- **Data**:
++++++

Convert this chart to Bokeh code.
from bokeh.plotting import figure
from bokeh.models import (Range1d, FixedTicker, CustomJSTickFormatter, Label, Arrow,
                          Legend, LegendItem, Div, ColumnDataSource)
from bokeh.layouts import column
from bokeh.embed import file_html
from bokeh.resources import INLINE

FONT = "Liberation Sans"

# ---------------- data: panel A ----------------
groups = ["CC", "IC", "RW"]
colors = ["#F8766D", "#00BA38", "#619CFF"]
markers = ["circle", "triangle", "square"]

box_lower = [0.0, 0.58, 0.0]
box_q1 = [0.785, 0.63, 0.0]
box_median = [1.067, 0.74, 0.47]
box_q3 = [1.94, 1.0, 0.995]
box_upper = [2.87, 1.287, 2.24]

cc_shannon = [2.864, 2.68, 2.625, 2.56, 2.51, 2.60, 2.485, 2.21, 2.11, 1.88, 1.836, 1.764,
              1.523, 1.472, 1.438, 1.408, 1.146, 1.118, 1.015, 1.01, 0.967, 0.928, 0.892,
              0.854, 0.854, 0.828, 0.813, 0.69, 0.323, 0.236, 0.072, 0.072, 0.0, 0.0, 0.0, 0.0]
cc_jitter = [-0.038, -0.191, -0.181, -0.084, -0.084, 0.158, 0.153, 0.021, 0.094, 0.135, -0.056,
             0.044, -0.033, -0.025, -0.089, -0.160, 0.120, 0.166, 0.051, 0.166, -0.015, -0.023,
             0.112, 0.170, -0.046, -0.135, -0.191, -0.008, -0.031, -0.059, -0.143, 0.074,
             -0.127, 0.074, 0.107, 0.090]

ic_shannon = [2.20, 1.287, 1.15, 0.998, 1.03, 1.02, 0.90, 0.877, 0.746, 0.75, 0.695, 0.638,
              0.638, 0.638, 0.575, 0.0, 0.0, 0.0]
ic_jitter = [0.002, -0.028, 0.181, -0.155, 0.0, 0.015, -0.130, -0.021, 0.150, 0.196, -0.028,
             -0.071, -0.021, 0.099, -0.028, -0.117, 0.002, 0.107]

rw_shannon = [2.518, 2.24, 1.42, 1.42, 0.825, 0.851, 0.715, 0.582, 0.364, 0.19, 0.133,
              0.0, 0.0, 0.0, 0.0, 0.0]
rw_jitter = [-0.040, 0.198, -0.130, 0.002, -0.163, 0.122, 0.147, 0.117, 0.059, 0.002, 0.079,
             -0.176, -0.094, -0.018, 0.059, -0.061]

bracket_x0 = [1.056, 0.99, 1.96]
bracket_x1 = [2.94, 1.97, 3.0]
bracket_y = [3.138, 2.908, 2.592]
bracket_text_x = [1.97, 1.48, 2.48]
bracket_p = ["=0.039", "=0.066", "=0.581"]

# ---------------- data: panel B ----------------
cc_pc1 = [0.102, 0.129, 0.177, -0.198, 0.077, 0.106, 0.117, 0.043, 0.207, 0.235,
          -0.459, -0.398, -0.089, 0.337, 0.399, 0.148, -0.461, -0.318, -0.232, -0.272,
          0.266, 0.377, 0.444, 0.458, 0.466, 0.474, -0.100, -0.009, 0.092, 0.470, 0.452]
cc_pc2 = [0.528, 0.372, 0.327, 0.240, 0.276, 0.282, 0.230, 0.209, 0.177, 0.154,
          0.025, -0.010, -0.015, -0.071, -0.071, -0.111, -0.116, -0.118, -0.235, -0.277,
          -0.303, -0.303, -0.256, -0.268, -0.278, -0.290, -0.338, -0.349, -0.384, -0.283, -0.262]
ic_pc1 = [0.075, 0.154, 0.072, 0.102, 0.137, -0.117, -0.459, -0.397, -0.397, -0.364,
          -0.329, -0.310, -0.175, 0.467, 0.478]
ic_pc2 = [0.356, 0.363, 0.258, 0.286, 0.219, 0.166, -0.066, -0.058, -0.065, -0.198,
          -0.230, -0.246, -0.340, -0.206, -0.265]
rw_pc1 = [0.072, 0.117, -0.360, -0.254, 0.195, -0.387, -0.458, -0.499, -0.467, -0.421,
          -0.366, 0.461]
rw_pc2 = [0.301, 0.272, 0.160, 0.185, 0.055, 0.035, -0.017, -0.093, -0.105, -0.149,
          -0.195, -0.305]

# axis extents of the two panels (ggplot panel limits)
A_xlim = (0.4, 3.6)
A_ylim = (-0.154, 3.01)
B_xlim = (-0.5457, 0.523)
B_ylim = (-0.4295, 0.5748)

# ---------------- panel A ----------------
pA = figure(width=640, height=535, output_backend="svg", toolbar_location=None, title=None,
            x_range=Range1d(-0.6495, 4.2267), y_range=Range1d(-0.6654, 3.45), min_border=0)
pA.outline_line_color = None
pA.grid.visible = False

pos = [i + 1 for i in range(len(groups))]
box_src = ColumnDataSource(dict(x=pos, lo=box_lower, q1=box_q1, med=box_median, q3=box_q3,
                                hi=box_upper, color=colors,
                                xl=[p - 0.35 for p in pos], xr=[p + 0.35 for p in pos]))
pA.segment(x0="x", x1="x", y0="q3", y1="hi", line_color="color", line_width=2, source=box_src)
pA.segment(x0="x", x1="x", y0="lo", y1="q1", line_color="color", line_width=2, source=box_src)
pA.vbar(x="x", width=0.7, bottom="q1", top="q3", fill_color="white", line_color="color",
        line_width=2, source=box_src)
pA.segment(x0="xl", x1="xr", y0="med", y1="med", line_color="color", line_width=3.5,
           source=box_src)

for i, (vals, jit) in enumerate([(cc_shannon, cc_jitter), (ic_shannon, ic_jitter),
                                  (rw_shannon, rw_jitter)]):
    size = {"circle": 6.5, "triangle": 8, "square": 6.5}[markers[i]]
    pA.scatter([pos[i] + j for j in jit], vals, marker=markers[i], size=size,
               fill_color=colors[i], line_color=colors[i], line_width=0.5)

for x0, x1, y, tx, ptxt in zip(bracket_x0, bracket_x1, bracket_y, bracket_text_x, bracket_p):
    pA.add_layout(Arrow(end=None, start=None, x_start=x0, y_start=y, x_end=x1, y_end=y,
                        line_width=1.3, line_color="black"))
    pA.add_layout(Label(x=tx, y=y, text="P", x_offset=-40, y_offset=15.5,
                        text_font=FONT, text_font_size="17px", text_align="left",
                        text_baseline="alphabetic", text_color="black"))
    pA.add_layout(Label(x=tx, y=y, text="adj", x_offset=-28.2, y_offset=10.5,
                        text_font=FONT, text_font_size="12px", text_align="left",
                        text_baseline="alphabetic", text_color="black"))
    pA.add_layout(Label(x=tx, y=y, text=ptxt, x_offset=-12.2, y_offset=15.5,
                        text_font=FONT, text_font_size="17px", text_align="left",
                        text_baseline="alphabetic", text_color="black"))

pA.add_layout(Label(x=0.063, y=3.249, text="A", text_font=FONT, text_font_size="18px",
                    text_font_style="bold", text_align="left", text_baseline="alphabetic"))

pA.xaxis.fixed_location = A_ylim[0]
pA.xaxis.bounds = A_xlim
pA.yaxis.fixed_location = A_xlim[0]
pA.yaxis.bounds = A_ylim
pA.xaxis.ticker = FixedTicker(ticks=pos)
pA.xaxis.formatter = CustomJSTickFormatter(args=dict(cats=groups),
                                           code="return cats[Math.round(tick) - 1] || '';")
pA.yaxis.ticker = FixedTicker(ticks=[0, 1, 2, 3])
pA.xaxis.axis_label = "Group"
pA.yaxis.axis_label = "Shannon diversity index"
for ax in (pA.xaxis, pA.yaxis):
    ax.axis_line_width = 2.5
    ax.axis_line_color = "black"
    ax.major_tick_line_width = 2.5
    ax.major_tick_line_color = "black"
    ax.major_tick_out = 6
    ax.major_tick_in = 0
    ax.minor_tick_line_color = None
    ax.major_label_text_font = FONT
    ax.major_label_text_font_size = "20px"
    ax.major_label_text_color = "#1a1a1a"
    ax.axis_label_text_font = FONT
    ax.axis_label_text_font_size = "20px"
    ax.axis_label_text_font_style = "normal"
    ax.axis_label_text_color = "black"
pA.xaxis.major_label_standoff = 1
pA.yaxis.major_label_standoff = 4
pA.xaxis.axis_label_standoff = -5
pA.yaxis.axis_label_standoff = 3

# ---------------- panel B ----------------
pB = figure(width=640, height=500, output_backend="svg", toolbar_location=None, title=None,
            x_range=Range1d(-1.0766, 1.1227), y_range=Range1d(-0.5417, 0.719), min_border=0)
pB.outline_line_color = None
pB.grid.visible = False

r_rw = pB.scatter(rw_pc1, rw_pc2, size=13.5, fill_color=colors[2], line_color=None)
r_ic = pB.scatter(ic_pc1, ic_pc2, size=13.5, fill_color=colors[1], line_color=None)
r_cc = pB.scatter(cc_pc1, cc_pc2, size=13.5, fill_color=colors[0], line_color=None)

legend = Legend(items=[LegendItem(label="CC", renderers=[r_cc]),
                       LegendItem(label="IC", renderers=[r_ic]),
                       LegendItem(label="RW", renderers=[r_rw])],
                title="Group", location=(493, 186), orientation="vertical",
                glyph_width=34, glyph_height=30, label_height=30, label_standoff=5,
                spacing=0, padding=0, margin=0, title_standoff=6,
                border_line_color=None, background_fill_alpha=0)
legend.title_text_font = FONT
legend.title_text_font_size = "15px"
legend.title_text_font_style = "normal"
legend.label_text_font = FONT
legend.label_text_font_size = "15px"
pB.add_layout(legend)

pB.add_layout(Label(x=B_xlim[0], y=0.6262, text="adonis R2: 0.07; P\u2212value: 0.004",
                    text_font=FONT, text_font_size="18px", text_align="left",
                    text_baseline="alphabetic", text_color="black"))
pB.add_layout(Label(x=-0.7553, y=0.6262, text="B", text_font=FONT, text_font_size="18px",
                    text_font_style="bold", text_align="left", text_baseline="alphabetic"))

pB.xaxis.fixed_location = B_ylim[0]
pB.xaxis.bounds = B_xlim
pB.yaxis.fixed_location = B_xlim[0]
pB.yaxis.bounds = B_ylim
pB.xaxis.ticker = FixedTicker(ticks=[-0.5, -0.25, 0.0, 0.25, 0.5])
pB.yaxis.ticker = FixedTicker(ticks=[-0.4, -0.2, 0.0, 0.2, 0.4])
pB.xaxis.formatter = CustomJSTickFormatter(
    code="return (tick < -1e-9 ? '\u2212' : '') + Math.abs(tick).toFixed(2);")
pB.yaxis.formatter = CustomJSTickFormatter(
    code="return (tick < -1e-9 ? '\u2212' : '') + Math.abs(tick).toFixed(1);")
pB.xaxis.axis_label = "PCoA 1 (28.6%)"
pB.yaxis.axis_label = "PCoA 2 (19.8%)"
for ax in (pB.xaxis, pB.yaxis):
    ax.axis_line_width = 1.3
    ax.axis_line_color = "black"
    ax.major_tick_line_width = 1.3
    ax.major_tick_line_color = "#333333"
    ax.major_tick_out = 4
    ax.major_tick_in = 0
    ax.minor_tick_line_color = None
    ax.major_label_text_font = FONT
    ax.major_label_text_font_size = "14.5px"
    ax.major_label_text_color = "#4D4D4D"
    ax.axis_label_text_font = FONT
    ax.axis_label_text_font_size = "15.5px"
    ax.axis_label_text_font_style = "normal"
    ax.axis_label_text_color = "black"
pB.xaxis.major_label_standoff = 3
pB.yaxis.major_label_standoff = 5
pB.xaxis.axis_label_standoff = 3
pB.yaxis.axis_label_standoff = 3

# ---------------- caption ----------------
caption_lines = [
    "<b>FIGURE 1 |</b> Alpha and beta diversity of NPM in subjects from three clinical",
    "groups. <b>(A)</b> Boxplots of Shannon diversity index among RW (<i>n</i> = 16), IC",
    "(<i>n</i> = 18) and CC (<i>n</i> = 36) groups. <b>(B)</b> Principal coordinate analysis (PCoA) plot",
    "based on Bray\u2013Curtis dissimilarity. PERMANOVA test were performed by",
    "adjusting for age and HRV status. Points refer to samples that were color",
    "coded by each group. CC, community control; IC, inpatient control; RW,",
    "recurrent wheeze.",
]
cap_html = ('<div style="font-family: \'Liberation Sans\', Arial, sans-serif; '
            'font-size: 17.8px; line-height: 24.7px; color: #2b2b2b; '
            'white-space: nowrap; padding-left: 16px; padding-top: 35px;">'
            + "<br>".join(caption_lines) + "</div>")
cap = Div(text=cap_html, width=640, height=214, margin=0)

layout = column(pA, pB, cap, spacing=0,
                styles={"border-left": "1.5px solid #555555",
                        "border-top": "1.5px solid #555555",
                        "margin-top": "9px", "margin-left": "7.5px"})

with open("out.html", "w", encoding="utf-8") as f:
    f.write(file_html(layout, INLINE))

++++++

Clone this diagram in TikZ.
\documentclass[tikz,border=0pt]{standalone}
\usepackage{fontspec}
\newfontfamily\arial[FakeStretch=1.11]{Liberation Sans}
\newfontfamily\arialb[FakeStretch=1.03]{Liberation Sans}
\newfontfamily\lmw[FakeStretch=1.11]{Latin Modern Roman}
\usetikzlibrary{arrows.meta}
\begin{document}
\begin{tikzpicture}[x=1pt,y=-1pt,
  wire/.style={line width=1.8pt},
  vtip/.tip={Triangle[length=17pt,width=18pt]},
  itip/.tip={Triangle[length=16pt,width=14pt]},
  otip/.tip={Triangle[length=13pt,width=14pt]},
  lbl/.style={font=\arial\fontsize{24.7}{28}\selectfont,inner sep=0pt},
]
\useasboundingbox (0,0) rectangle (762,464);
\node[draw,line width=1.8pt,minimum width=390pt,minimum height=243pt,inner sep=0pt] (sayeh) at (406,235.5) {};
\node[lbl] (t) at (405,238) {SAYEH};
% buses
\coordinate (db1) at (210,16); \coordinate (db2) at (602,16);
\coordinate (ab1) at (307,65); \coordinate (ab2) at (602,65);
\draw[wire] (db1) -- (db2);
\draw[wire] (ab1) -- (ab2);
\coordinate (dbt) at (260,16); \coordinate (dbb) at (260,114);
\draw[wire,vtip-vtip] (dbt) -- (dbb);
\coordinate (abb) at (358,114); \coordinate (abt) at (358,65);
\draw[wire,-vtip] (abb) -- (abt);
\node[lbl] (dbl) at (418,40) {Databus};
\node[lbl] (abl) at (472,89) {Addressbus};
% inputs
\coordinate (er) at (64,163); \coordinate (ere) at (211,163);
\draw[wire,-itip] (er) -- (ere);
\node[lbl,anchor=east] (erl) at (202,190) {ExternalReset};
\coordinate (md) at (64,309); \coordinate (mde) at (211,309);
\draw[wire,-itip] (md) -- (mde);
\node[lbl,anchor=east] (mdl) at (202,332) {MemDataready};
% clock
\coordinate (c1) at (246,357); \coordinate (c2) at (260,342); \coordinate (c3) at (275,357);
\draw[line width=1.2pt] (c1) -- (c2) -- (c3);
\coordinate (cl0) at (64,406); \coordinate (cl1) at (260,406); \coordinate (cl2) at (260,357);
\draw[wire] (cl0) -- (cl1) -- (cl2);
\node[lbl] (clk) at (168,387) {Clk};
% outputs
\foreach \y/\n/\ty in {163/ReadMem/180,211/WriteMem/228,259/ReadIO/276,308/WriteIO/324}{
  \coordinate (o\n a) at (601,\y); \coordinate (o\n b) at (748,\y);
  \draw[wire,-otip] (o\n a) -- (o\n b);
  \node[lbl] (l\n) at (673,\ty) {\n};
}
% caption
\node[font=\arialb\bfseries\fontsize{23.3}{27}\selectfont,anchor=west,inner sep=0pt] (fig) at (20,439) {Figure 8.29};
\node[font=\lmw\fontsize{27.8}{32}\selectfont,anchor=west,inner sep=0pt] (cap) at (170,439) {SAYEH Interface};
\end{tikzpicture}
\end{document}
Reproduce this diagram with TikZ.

++++++

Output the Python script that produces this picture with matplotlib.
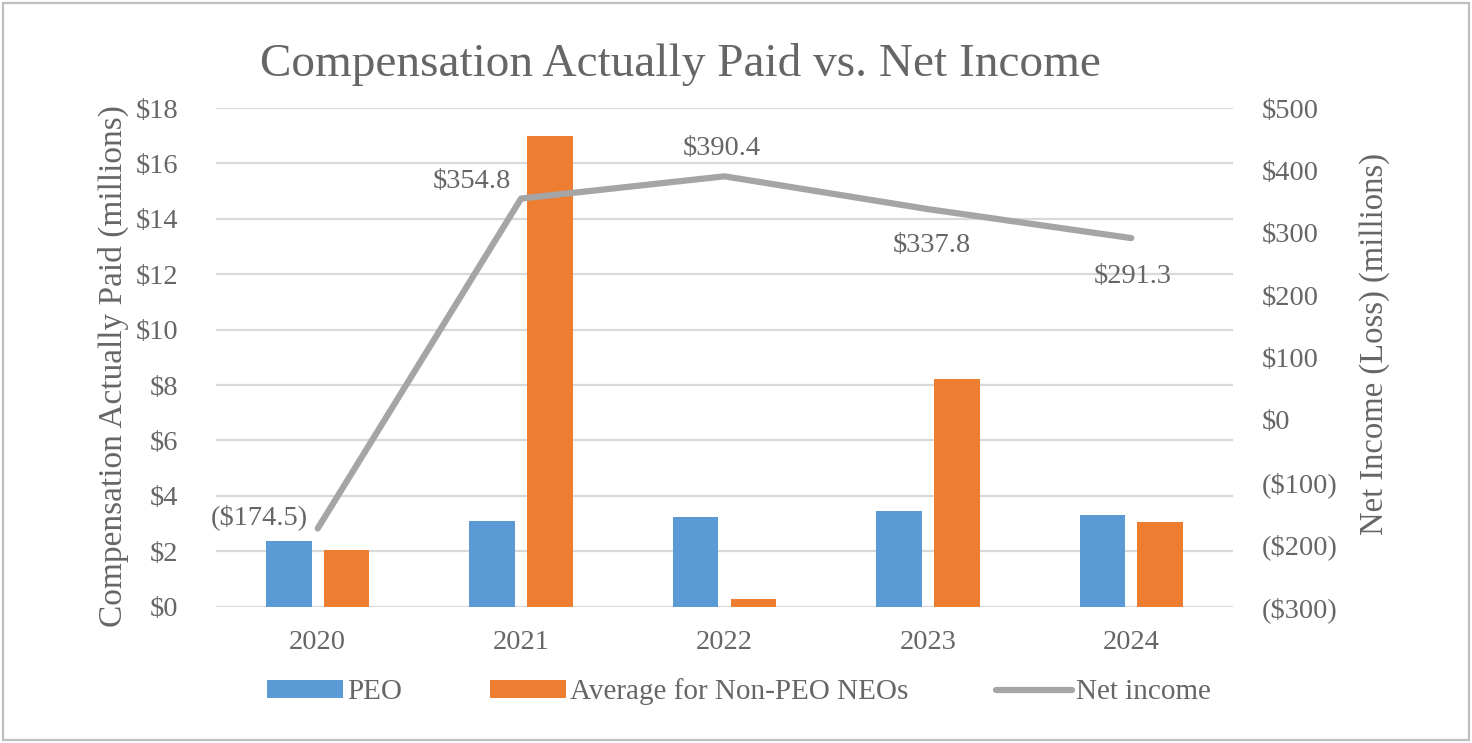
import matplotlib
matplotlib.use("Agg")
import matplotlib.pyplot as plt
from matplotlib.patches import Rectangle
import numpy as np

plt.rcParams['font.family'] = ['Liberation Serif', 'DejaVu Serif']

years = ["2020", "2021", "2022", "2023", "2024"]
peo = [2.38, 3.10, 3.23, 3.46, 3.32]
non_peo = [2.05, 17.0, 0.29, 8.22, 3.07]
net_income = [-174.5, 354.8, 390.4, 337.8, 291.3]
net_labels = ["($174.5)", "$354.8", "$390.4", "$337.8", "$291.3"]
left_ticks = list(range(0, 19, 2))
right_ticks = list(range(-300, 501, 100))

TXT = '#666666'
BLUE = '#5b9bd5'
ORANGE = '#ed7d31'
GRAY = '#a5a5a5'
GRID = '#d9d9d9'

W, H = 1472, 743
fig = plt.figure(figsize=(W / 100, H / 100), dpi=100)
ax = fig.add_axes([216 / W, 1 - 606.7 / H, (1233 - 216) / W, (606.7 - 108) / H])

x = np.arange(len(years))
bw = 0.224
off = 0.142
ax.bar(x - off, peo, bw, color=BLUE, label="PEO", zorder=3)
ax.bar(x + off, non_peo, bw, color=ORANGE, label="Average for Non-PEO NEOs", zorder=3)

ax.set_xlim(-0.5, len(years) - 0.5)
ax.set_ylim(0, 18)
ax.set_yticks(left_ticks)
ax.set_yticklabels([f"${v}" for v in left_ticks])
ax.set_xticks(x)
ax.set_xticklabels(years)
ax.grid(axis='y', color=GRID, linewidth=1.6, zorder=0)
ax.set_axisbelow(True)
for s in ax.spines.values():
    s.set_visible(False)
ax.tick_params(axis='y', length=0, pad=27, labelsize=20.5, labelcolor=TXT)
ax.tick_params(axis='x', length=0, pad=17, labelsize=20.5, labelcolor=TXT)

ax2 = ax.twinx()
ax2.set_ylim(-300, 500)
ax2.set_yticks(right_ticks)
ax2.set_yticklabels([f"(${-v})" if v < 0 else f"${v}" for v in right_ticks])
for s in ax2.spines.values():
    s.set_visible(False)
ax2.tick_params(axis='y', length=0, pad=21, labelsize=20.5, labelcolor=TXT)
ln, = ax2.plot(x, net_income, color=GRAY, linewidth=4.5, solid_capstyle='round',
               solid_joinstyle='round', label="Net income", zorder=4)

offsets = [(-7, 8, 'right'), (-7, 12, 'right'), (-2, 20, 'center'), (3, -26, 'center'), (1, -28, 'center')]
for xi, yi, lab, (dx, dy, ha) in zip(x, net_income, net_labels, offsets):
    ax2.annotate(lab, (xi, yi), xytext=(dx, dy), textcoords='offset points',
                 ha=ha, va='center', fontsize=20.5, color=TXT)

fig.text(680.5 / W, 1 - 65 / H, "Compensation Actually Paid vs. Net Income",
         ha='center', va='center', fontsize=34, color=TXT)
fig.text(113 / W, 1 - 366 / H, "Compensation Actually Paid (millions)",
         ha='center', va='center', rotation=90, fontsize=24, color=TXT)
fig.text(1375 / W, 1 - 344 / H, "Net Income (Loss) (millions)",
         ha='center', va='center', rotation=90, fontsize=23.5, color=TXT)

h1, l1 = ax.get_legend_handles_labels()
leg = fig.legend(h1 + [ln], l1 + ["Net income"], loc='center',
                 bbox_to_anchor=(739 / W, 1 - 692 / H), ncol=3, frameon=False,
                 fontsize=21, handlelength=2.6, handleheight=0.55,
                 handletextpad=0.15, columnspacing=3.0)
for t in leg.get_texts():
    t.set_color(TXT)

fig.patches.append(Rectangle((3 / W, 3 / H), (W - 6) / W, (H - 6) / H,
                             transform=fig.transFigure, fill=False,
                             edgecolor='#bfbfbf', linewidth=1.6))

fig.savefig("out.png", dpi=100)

++++++

- **Stated exercise**: Begin at the line that has "Convert this chart to Bokeh code.", stop after the line that has "-0.127, 0.074, 0.107, 0.090]", and repeat exactly those lines, nothing more.

- **Full output**:
Convert this chart to Bokeh code.
from bokeh.plotting import figure
from bokeh.models import (Range1d, FixedTicker, CustomJSTickFormatter, Label, Arrow,
                          Legend, LegendItem, Div, ColumnDataSource)
from bokeh.layouts import column
from bokeh.embed import file_html
from bokeh.resources import INLINE

FONT = "Liberation Sans"

# ---------------- data: panel A ----------------
groups = ["CC", "IC", "RW"]
colors = ["#F8766D", "#00BA38", "#619CFF"]
markers = ["circle", "triangle", "square"]

box_lower = [0.0, 0.58, 0.0]
box_q1 = [0.785, 0.63, 0.0]
box_median = [1.067, 0.74, 0.47]
box_q3 = [1.94, 1.0, 0.995]
box_upper = [2.87, 1.287, 2.24]

cc_shannon = [2.864, 2.68, 2.625, 2.56, 2.51, 2.60, 2.485, 2.21, 2.11, 1.88, 1.836, 1.764,
              1.523, 1.472, 1.438, 1.408, 1.146, 1.118, 1.015, 1.01, 0.967, 0.928, 0.892,
              0.854, 0.854, 0.828, 0.813, 0.69, 0.323, 0.236, 0.072, 0.072, 0.0, 0.0, 0.0, 0.0]
cc_jitter = [-0.038, -0.191, -0.181, -0.084, -0.084, 0.158, 0.153, 0.021, 0.094, 0.135, -0.056,
             0.044, -0.033, -0.025, -0.089, -0.160, 0.120, 0.166, 0.051, 0.166, -0.015, -0.023,
             0.112, 0.170, -0.046, -0.135, -0.191, -0.008, -0.031, -0.059, -0.143, 0.074,
             -0.127, 0.074, 0.107, 0.090]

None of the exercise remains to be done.